### SOURCE DATA

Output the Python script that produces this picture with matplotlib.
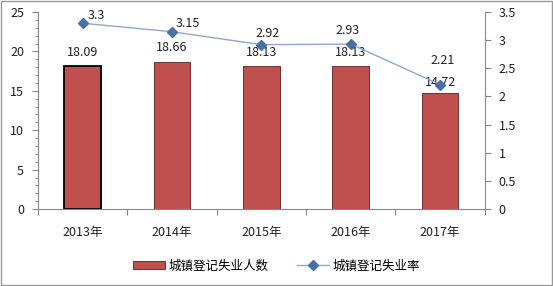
import matplotlib
matplotlib.use("Agg")
import matplotlib.pyplot as plt
from matplotlib.ticker import MultipleLocator, FuncFormatter
from matplotlib.patches import Patch
from matplotlib.lines import Line2D
import numpy as np

plt.rcParams['font.family'] = ['Noto Sans CJK SC', 'DejaVu Sans']

years = ['2013年', '2014年', '2015年', '2016年', '2017年']
unemployed = [18.09, 18.66, 18.13, 18.13, 14.72]
rate = [3.3, 3.15, 2.92, 2.93, 2.21]
bar_label = '城镇登记失业人数'
line_label = '城镇登记失业率'

FS = 9
TXT = '#222222'
fig = plt.figure(figsize=(5.53, 2.86), dpi=100)
ax = fig.add_axes([0.0687, 0.269, 0.808, 0.689])
x = np.arange(len(years))
bars = ax.bar(x, unemployed, width=0.41, color='#C0504D', edgecolor='#5a1f1d', linewidth=0.6)
bars[0].set_edgecolor('black'); bars[0].set_linewidth(1.3)
ax.set_xlim(-0.5, len(years) - 0.5)
ax.set_ylim(0, 25)
ax.yaxis.set_major_locator(MultipleLocator(5))
ax.yaxis.set_minor_locator(MultipleLocator(1))
ax.set_xticks(np.arange(-0.5, len(years), 1), minor=False)
ax.set_xticklabels([])
ax.set_xticks(x, minor=True)
ax.set_xticklabels(years, minor=True)
ax.tick_params(axis='x', which='major', length=4, color='#888888')
ax.tick_params(axis='x', which='minor', length=0, labelsize=FS, pad=12, colors=TXT)
ax.tick_params(axis='y', which='major', length=4, color='#888888', labelsize=FS, labelcolor=TXT, pad=6)
ax.tick_params(axis='y', which='minor', length=2, color='#888888')
for s in ['top', 'right']:
    ax.spines[s].set_visible(False)
ax.spines['left'].set_color('#888888')
ax.spines['bottom'].set_color('#888888')
bar_offsets = [1.78, 1.78, 1.78, 1.78, 1.4]
for xi, v, o in zip(x, unemployed, bar_offsets):
    ax.text(xi, v + o, f'{v:g}', ha='center', va='center', fontsize=FS, color=TXT)

ax2 = ax.twinx()
ax2.set_ylim(0, 3.5)
ax2.yaxis.set_major_locator(MultipleLocator(0.5))
ax2.yaxis.set_major_formatter(FuncFormatter(lambda v, p: f'{v:g}'))
ax2.plot(x, rate, color='#8FA8CC', linewidth=1.0, marker='D', markersize=5.5,
         markerfacecolor='#4A6FA5', markeredgecolor='#4A6FA5')
for s in ['top', 'left', 'bottom']:
    ax2.spines[s].set_visible(False)
ax2.spines['right'].set_color('#888888')
ax2.tick_params(axis='y', length=4, color='#888888', labelsize=FS, labelcolor=TXT, pad=6)
dx = [0.15, 0.18, 0.07, -0.03, 0.03]
dy = [0.14, 0.14, 0.2, 0.25, 0.43]
for xi, v, ox, oy in zip(x, rate, dx, dy):
    ax2.text(xi + ox, v + oy, f'{v:g}', ha='center', va='center', fontsize=FS, color=TXT)

handles = [Patch(facecolor='#C0504D', edgecolor='#5a1f1d', linewidth=0.6),
           Line2D([], [], color='#8FA8CC', linewidth=1.0, marker='D', markersize=5,
                  markerfacecolor='#4A6FA5', markeredgecolor='#4A6FA5')]
fig.legend(handles, [bar_label, line_label], loc='center', bbox_to_anchor=(0.5, 0.07), ncol=2,
           frameon=False, fontsize=FS, handlelength=2.6, columnspacing=2.2, handleheight=0.7,
           handletextpad=0.3)

border = plt.Rectangle((0.001, 0.004), 0.997, 0.994, transform=fig.transFigure, fill=False,
                       edgecolor='#999999', linewidth=1.0)
fig.patches.append(border)
fig.savefig('out.png', dpi=100)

### EXERCISE OBJECTIVE
Copy each line exactly, and leave the pictures out of your copy.

### OUTPUT OF THE TASK
Output the Python script that produces this picture with matplotlib.
import matplotlib
matplotlib.use("Agg")
import matplotlib.pyplot as plt
from matplotlib.ticker import MultipleLocator, FuncFormatter
from matplotlib.patches import Patch
from matplotlib.lines import Line2D
import numpy as np

plt.rcParams['font.family'] = ['Noto Sans CJK SC', 'DejaVu Sans']

years = ['2013年', '2014年', '2015年', '2016年', '2017年']
unemployed = [18.09, 18.66, 18.13, 18.13, 14.72]
rate = [3.3, 3.15, 2.92, 2.93, 2.21]
bar_label = '城镇登记失业人数'
line_label = '城镇登记失业率'

FS = 9
TXT = '#222222'
fig = plt.figure(figsize=(5.53, 2.86), dpi=100)
ax = fig.add_axes([0.0687, 0.269, 0.808, 0.689])
x = np.arange(len(years))
bars = ax.bar(x, unemployed, width=0.41, color='#C0504D', edgecolor='#5a1f1d', linewidth=0.6)
bars[0].set_edgecolor('black'); bars[0].set_linewidth(1.3)
ax.set_xlim(-0.5, len(years) - 0.5)
ax.set_ylim(0, 25)
ax.yaxis.set_major_locator(MultipleLocator(5))
ax.yaxis.set_minor_locator(MultipleLocator(1))
ax.set_xticks(np.arange(-0.5, len(years), 1), minor=False)
ax.set_xticklabels([])
ax.set_xticks(x, minor=True)
ax.set_xticklabels(years, minor=True)
ax.tick_params(axis='x', which='major', length=4, color='#888888')
ax.tick_params(axis='x', which='minor', length=0, labelsize=FS, pad=12, colors=TXT)
ax.tick_params(axis='y', which='major', length=4, color='#888888', labelsize=FS, labelcolor=TXT, pad=6)
ax.tick_params(axis='y', which='minor', length=2, color='#888888')
for s in ['top', 'right']:
    ax.spines[s].set_visible(False)
ax.spines['left'].set_color('#888888')
ax.spines['bottom'].set_color('#888888')
bar_offsets = [1.78, 1.78, 1.78, 1.78, 1.4]
for xi, v, o in zip(x, unemployed, bar_offsets):
    ax.text(xi, v + o, f'{v:g}', ha='center', va='center', fontsize=FS, color=TXT)

ax2 = ax.twinx()
ax2.set_ylim(0, 3.5)
ax2.yaxis.set_major_locator(MultipleLocator(0.5))
ax2.yaxis.set_major_formatter(FuncFormatter(lambda v, p: f'{v:g}'))
ax2.plot(x, rate, color='#8FA8CC', linewidth=1.0, marker='D', markersize=5.5,
         markerfacecolor='#4A6FA5', markeredgecolor='#4A6FA5')
for s in ['top', 'left', 'bottom']:
    ax2.spines[s].set_visible(False)
ax2.spines['right'].set_color('#888888')
ax2.tick_params(axis='y', length=4, color='#888888', labelsize=FS, labelcolor=TXT, pad=6)
dx = [0.15, 0.18, 0.07, -0.03, 0.03]
dy = [0.14, 0.14, 0.2, 0.25, 0.43]
for xi, v, ox, oy in zip(x, rate, dx, dy):
    ax2.text(xi + ox, v + oy, f'{v:g}', ha='center', va='center', fontsize=FS, color=TXT)

handles = [Patch(facecolor='#C0504D', edgecolor='#5a1f1d', linewidth=0.6),
           Line2D([], [], color='#8FA8CC', linewidth=1.0, marker='D', markersize=5,
                  markerfacecolor='#4A6FA5', markeredgecolor='#4A6FA5')]
fig.legend(handles, [bar_label, line_label], loc='center', bbox_to_anchor=(0.5, 0.07), ncol=2,
           frameon=False, fontsize=FS, handlelength=2.6, columnspacing=2.2, handleheight=0.7,
           handletextpad=0.3)

border = plt.Rectangle((0.001, 0.004), 0.997, 0.994, transform=fig.transFigure, fill=False,
                       edgecolor='#999999', linewidth=1.0)
fig.patches.append(border)
fig.savefig('out.png', dpi=100)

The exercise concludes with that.